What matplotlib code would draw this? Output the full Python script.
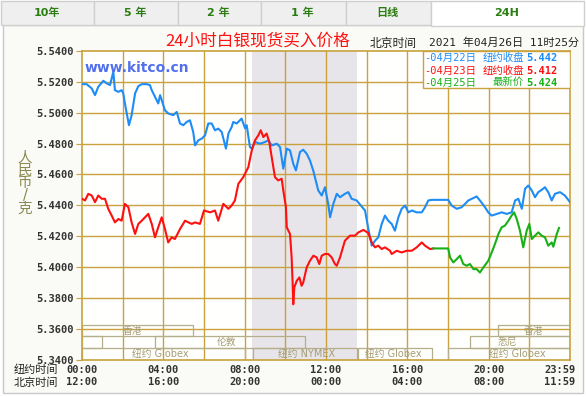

● ● ● ● ● ● ●

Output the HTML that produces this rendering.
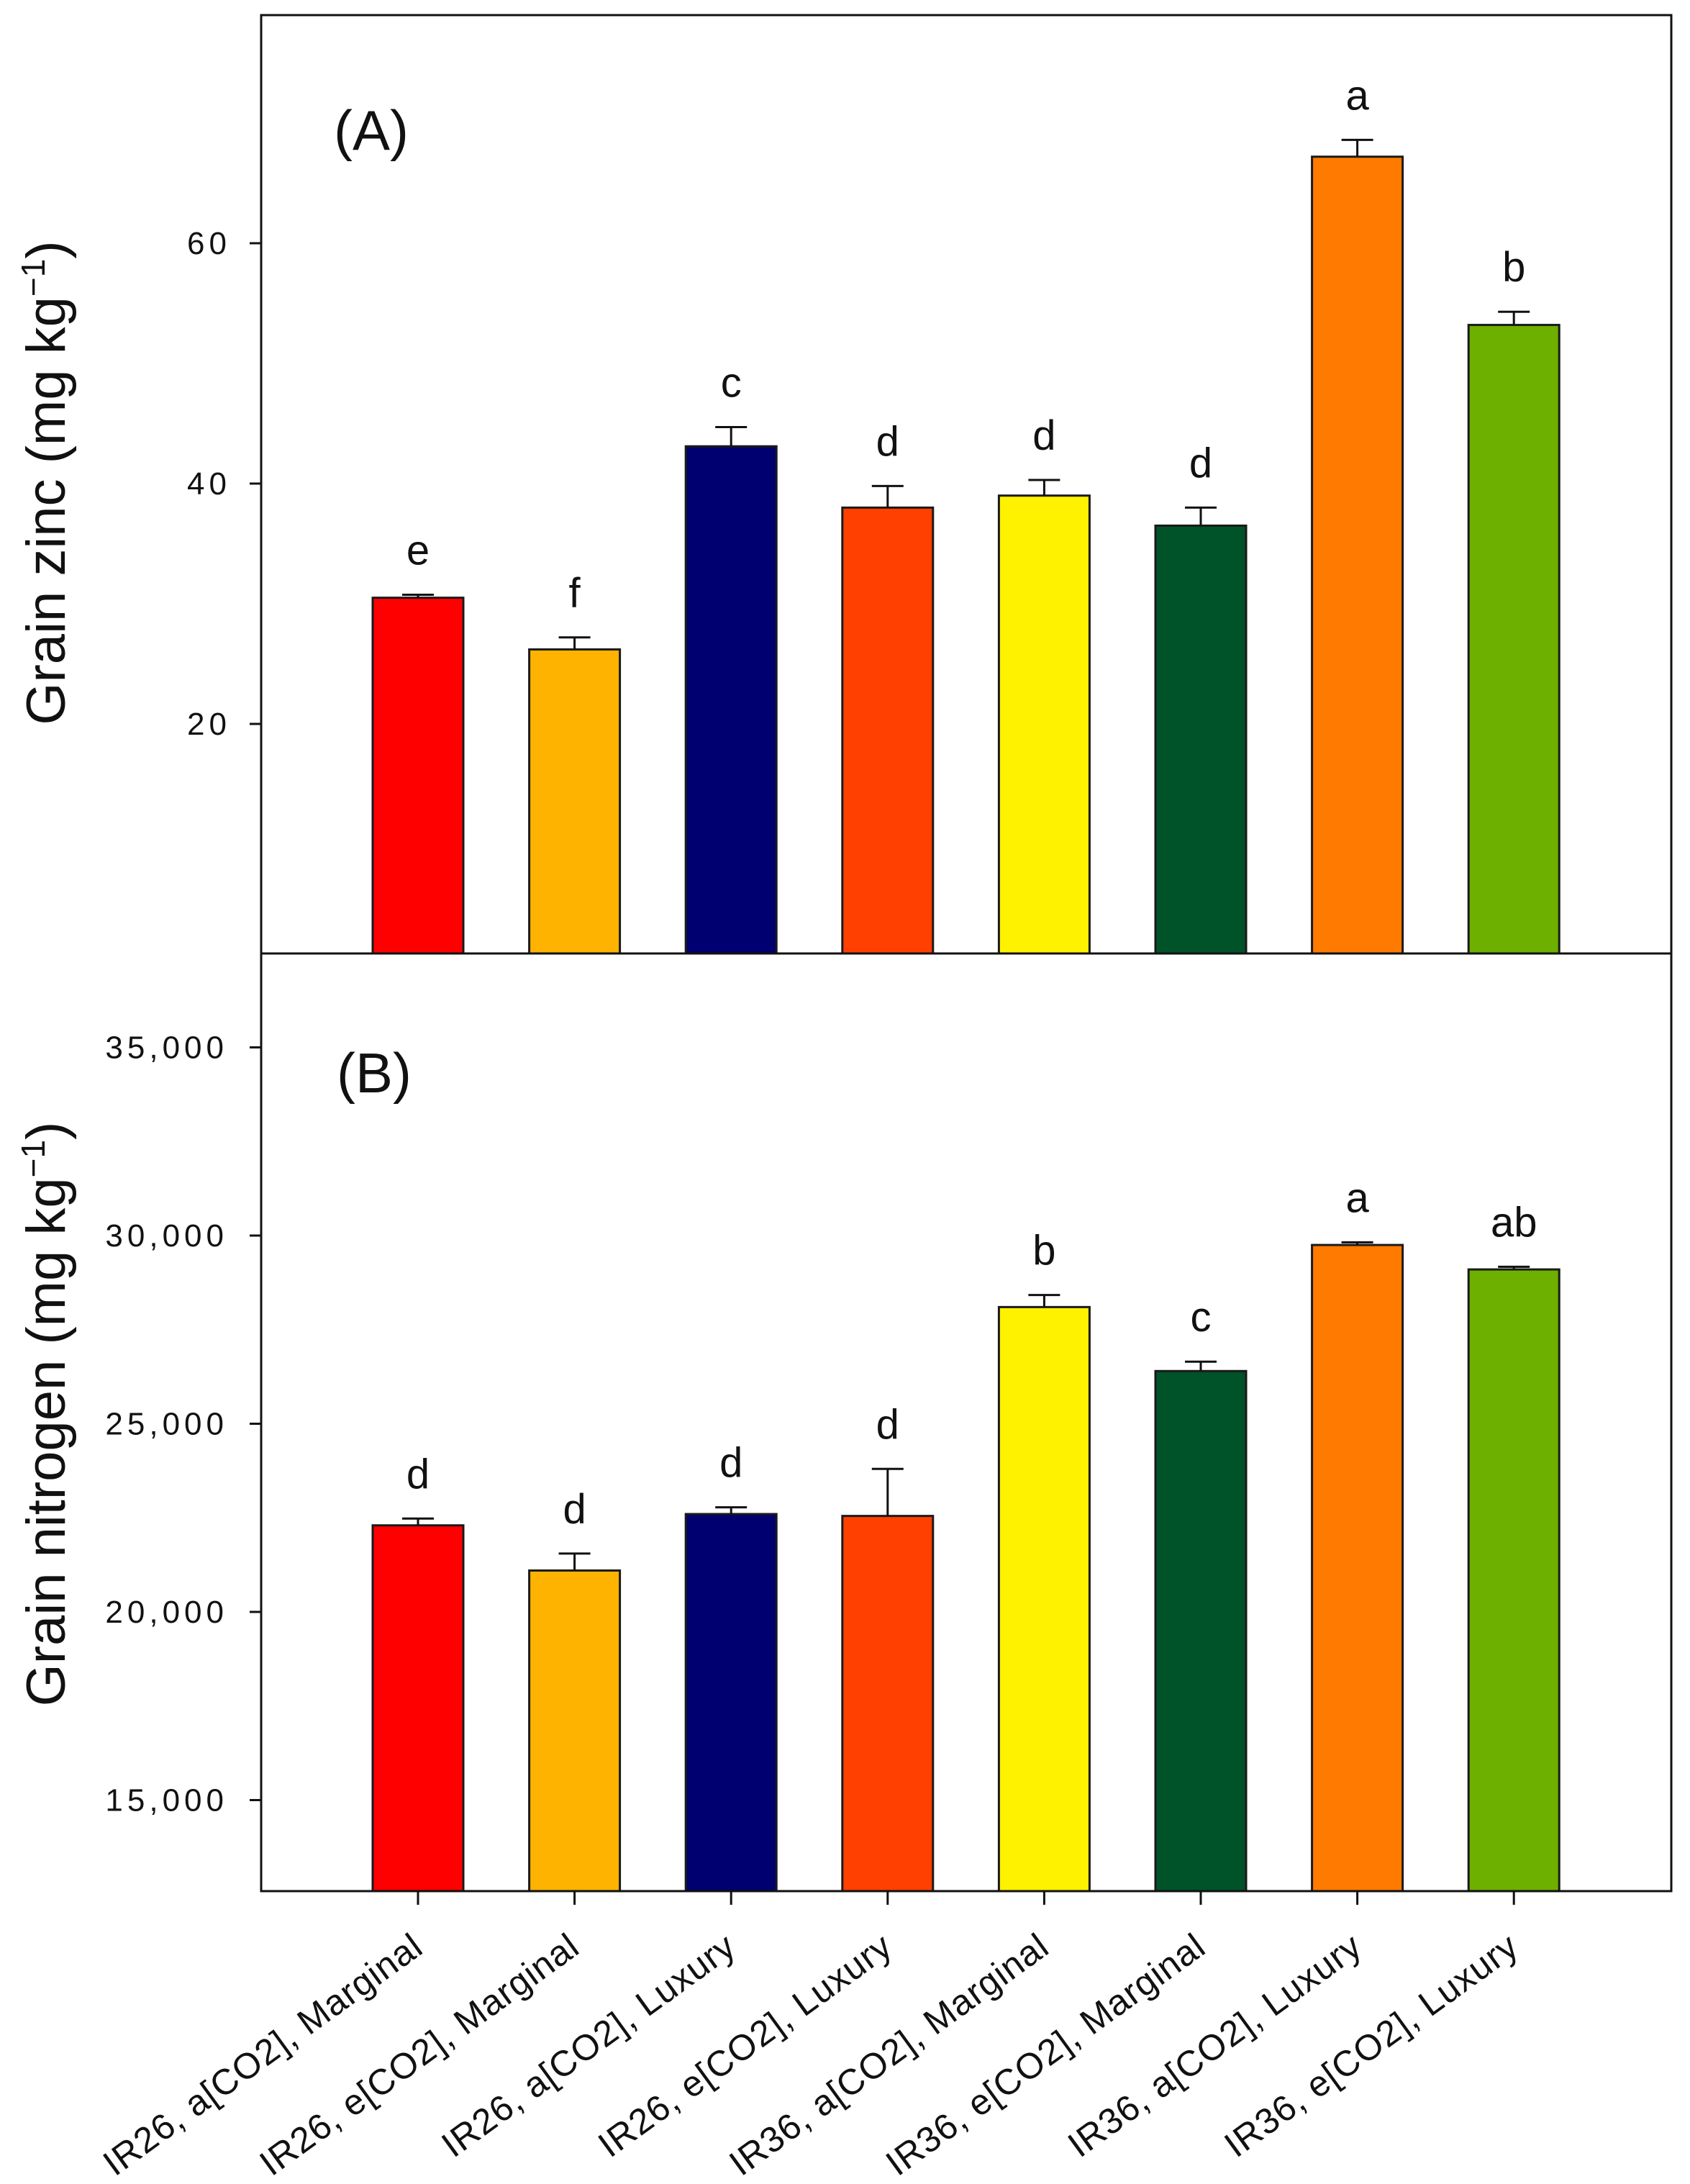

● ● ● ● ● ● ●

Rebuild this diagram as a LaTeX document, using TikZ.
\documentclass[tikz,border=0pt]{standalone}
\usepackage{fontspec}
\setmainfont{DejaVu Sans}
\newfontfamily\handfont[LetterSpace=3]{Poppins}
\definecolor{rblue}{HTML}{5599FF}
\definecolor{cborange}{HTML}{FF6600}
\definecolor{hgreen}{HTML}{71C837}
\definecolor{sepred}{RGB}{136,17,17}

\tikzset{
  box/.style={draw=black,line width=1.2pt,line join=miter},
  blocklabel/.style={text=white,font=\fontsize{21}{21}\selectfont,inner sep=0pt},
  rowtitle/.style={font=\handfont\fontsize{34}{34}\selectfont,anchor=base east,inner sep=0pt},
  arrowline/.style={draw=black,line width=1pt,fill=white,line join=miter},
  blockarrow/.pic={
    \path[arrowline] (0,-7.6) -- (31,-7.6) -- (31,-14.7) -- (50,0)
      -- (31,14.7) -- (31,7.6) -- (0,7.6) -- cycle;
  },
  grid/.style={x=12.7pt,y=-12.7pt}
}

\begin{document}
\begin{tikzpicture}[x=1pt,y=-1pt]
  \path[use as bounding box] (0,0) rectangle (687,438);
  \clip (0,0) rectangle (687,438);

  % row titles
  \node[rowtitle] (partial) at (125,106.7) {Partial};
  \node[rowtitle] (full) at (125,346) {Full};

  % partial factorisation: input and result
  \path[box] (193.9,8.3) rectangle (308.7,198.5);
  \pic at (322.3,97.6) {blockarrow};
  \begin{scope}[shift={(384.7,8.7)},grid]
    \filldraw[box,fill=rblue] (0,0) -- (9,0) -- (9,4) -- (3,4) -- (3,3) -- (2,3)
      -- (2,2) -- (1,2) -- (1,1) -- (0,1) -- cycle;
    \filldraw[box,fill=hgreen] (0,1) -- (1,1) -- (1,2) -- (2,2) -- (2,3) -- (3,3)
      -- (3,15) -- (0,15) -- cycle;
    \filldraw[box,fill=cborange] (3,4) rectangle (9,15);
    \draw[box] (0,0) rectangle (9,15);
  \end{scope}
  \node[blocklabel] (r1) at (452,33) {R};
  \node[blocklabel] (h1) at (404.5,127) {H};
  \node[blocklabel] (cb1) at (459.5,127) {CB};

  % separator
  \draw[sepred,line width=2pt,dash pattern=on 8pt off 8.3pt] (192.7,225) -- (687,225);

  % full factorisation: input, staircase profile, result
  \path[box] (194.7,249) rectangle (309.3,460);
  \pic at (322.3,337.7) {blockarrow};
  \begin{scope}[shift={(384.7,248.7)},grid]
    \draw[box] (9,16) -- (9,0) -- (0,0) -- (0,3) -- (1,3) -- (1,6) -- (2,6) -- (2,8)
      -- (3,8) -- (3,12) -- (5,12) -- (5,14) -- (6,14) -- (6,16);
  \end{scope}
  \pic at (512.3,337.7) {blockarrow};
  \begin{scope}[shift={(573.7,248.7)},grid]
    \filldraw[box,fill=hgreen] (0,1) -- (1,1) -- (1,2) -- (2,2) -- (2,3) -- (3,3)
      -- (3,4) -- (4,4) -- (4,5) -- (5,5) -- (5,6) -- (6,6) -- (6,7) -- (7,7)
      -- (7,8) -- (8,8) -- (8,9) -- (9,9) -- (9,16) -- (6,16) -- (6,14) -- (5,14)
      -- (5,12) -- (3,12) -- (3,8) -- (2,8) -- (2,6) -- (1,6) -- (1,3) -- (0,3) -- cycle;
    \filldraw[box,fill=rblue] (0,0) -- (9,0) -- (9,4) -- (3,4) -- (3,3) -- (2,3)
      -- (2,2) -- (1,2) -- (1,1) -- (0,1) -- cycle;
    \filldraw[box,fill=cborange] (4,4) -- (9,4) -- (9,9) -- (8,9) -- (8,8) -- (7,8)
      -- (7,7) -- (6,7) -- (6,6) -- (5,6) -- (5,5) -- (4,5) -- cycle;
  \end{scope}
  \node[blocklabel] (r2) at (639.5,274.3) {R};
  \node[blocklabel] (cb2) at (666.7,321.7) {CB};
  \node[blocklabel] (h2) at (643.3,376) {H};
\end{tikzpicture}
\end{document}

● ● ● ● ● ● ●

Exercise details |
Keep only those lines of the records that hold "HTML", and return them.

Exercise answer |
Output the HTML that produces this rendering.
\definecolor{rblue}{HTML}{5599FF}
\definecolor{cborange}{HTML}{FF6600}
\definecolor{hgreen}{HTML}{71C837}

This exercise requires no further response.